Na década de 1980, “Lua” gravou discos com Milton Nascimento, Fagner e com o filho Gonzaguinha, que largara a carreira de economista para também compor e cantar. Recepcionou o papa João Paulo II em Fortaleza e viajou pela primeira vez à Europa, onde tocou e cantou para milhares de pessoas, em Paris. Em 1984, recebeu o primeiro disco de ouro pelo LP Danado de Bom e venceu o Prêmio Shell de Música Popular.

Ao morrer de câncer de próstata no Recife, em 2 de agosto de 1989, Luiz Gonzaga tinha mudado a música popular brasileira, abrindo espaços para a vertente regional nordestina, que na década de 1970 revelou a geração de Alceu Valença, Belchior, Elba e Zé Ramalho, Ednardo, Geraldo Azevedo e Moraes Moreira, e, em 1990, explodiria no fenômeno recifense do Mangue Beat, de Chico Science. Até o baiano Raul Seixas, pai do rock nacional, dizia que era tanto discípulo seu quanto de Elvis Presley. Ao abrir o diálogo entre a música e a literatura de Graciliano Ramos, José Lins do Rego e Rachel de Queiroz, contribuiu para que os nordestinos deixassem de ser os paus de arara e cabeças-chatas, como preconceituosamente eram denominados.

Em 2005, o Congresso Nacional aprovou e o presidente da República promulgou a data de seu nascimento, 13 de dezembro, como Dia Nacional do Forró. Em 2012, as comemorações de seu centenário começaram com a presença de um enorme boneco do sanfoneiro no desfile de carnaval do Galo da Madrugada, em Recife.
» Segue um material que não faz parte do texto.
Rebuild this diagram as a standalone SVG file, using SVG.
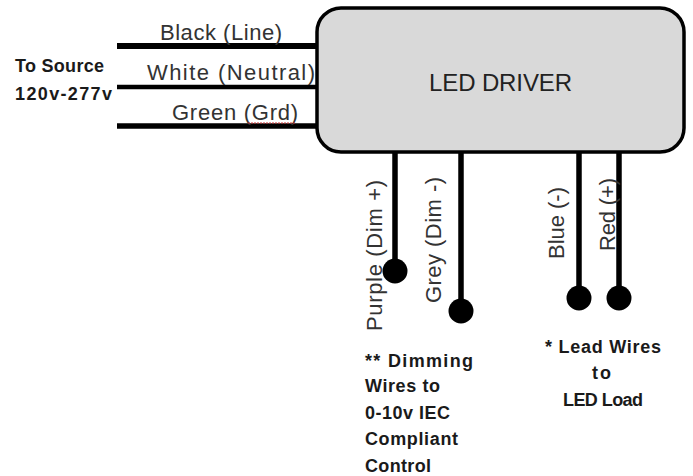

Ainda na capital pernambucana outra consagração: o boato divulgado por Carlos Imperial, em 1968, de que os Beatles gravariam Asa Branca nunca se confirmou, mas Paul McCartney, no show que fez em abril deste ano no Estádio do Arruda, naquela cidade, prestou uma homenagem ao rei do forró, dizendo-se honrado por estar “na terra de Luiz Gonzaga”.